Aggregating and saving sensor data as the vehicle moves allows consideration of paths and obstacles outside the current sensor range of the vehicle. As an example, Figure 12 shows the results of using the Maverick Planner [34] and the persistent map seen in Figure 3, to plan a 265 m path to an endpoint 225 m away that is not visible in current sensor imagery.

7. Conclusions

This paper presented the overall approach and some results from the persistent map, a module developed at Southwest Research Institute with funding from the Office of Naval Research and the United States Army Combat Capability Development Command Ground Vehicle Systems Center.

The persistent map separates acquired sensor-derived data into manifolds, then optimizes the placement of these manifolds into odometry space by way of a nonlinear minimization with cost terms representing:

• minimal deformation of source tiles;
• good alignment of any GPS fixes that are available;
• minimal fixed steady state error over each GPS source; and
• good alignment of data for overlapping costmaps.

The persistent map module allows limited vehicle operation in regions that have not been previously mapped, and may or may not have GPS coverage during a mission. This approach differs from traditional SLAM (Simultaneous Localization and Mapping) approaches in several important ways.

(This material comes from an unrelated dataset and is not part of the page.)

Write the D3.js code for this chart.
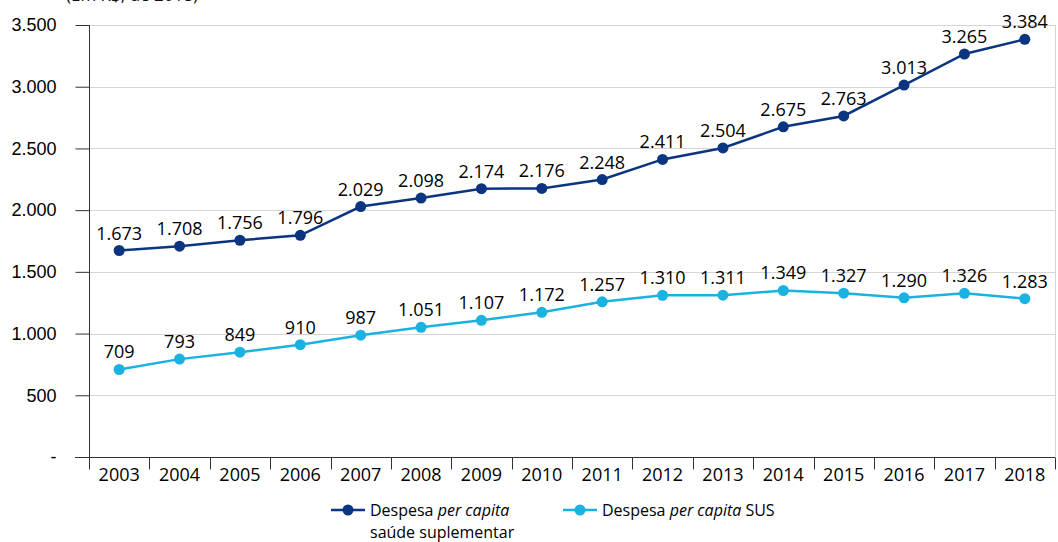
<!DOCTYPE html>
<html>
<head>
<meta charset="utf-8">
<script src="https://cdn.jsdelivr.net/npm/d3@7"></script>
<style>
  body { margin: 0; background: #fff; }
  svg { display: block; font-family: "Open Sans", "Noto Sans", sans-serif; }
</style>
</head>
<body>
<div id="chart"></div>
<script>
// data
const years = ["2003", "2004", "2005", "2006", "2007", "2008", "2009", "2010",
  "2011", "2012", "2013", "2014", "2015", "2016", "2017", "2018"];
const suplementar = [1673, 1708, 1756, 1796, 2029, 2098, 2174, 2176,
  2248, 2411, 2504, 2675, 2763, 3013, 3265, 3384];
const sus = [709, 793, 849, 910, 987, 1051, 1107, 1172,
  1257, 1310, 1311, 1349, 1327, 1290, 1326, 1283];
const yTicks = [0, 500, 1000, 1500, 2000, 2500, 3000, 3500];
const seriesNames = [["Despesa ", "per capita", ""], ["Despesa ", "per capita", " SUS"]];

const width = 1058, height = 542;
const margin = {top: 25, right: 3, bottom: 85, left: 89};
const darkBlue = "#0b3580", lightBlue = "#1ab2e0";

const fmt = v => v === 0 ? "-" : d3.format(",")(v).replace(/,/g, ".");

const svg = d3.select("#chart").append("svg")
  .attr("width", width)
  .attr("height", height);

const x = d3.scaleBand()
  .domain(years)
  .range([margin.left, width - margin.right]);

const y = d3.scaleLinear()
  .domain([0, 3500])
  .range([height - margin.bottom, margin.top]);

// unit note, cut off at the top as in the source
svg.append("text")
  .attr("x", 66)
  .attr("y", 1)
  .style("font-size", "17px")
  .attr("fill", "#111")
  .text("(Em R$, de 2018)");

// grid
svg.append("g")
  .selectAll("line")
  .data(yTicks.filter(d => d > 0))
  .enter().append("line")
    .attr("x1", margin.left)
    .attr("x2", width - margin.right)
    .attr("y1", d => Math.round(y(d)) + 0.5)
    .attr("y2", d => Math.round(y(d)) + 0.5)
    .attr("stroke", "#d6d6d6");

svg.append("line")
  .attr("x1", width - margin.right + 0.5)
  .attr("x2", width - margin.right + 0.5)
  .attr("y1", y(3500))
  .attr("y2", y(0))
  .attr("stroke", "#d6d6d6");

// y axis
svg.append("g")
  .attr("transform", `translate(${margin.left + 0.5},0)`)
  .call(d3.axisLeft(y).tickValues(yTicks).tickFormat(fmt).tickSize(14).tickPadding(19))
  .call(g => g.select(".domain").attr("stroke", "#333").attr("d", `M0,${y(3500)}V${y(0)}`))
  .call(g => g.selectAll(".tick line").attr("stroke", "#333"))
  .call(g => g.selectAll(".tick text").style("font-size", "18px").attr("fill", "#000"));

// x axis
const xAxis = svg.append("g")
  .attr("transform", `translate(0,${Math.round(y(0)) + 0.5})`);
xAxis.append("line")
  .attr("x1", margin.left - 14)
  .attr("x2", width - margin.right)
  .attr("stroke", "#333");
xAxis.selectAll(".sep")
  .data(years.concat(["end"]))
  .enter().append("line")
    .attr("class", "sep")
    .attr("x1", (d, i) => Math.round(margin.left + i * x.bandwidth()) + 0.5)
    .attr("x2", (d, i) => Math.round(margin.left + i * x.bandwidth()) + 0.5)
    .attr("y1", 0)
    .attr("y2", 12)
    .attr("stroke", "#333");
xAxis.selectAll(".lab")
  .data(years)
  .enter().append("text")
    .attr("class", "lab")
    .attr("x", d => x(d) + x.bandwidth() / 2)
    .attr("y", 23)
    .attr("text-anchor", "middle")
    .style("font-size", "18px")
    .attr("fill", "#000")
    .text(d => d);

// lines
const cx = (d, i) => x(years[i]) + x.bandwidth() / 2;
const line = d3.line().x(cx).y(d => y(d));

[[suplementar, darkBlue], [sus, lightBlue]].forEach(([values, color]) => {
  const g = svg.append("g");
  g.append("path")
    .datum(values)
    .attr("d", line)
    .attr("fill", "none")
    .attr("stroke", color)
    .attr("stroke-width", 2.5);
  g.selectAll("circle")
    .data(values)
    .enter().append("circle")
      .attr("cx", cx)
      .attr("cy", d => y(d))
      .attr("r", 5.5)
      .attr("fill", color);
  g.selectAll("text")
    .data(values)
    .enter().append("text")
      .attr("x", cx)
      .attr("y", d => y(d) - 11)
      .attr("text-anchor", "middle")
      .style("font-size", "18px")
      .attr("fill", "#000")
      .text(fmt);
});

// legend
const legend = svg.append("g").style("font-size", "16px");
const items = [
  {x: 331, color: darkBlue, name: seriesNames[0], extra: "saúde suplementar"},
  {x: 563, color: lightBlue, name: seriesNames[1], extra: null}
];
items.forEach(it => {
  const g = legend.append("g").attr("transform", `translate(${it.x},510)`);
  g.append("line").attr("x1", 0).attr("x2", 34).attr("stroke", it.color).attr("stroke-width", 2.5);
  g.append("circle").attr("cx", 17).attr("r", 5.5).attr("fill", it.color);
  const t = g.append("text").attr("x", 39).attr("y", 6).attr("fill", "#000");
  t.append("tspan").text(it.name[0]);
  t.append("tspan").style("font-style", "italic").text(it.name[1]);
  t.append("tspan").text(it.name[2]);
  if (it.extra) {
    g.append("text").attr("x", 39).attr("y", 28).attr("fill", "#000").text(it.extra);
  }
});
</script>
</body>
</html>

The first is the attention to local consistency of the map. In our use case, gapping or tearing of the sensor data can easily block paths (in the map) that are traversable in the world. The method of registering source tiles to vertices, then adjusting those vertices, mitigates this risk.

The second difference is the leveraging of GPS data when it is available, to allow operations in environments where GPS is prone to dropouts. The persistent map will use the GPS that is available, and when it is not the other cost terms will enforce the optimal configuration of the map.

The third difference is the use of costmaps, rather than raw sensor data, to help optimize the stretching of the manifolds. Other GVSC and SwRI projects have focused on processing sensor data to robustly identify paths, traversable areas, and lethal obstacles in the sensor data, and to represent them inside costmaps. These maps are then used to help guide the optimization process.

Finally, two applications of the persistent map are presented: planning and execution of paths well outside the current sensor distance of the vehicle, and localization of the vehicle across kilometers of GPS-denied travel, using a persistent map.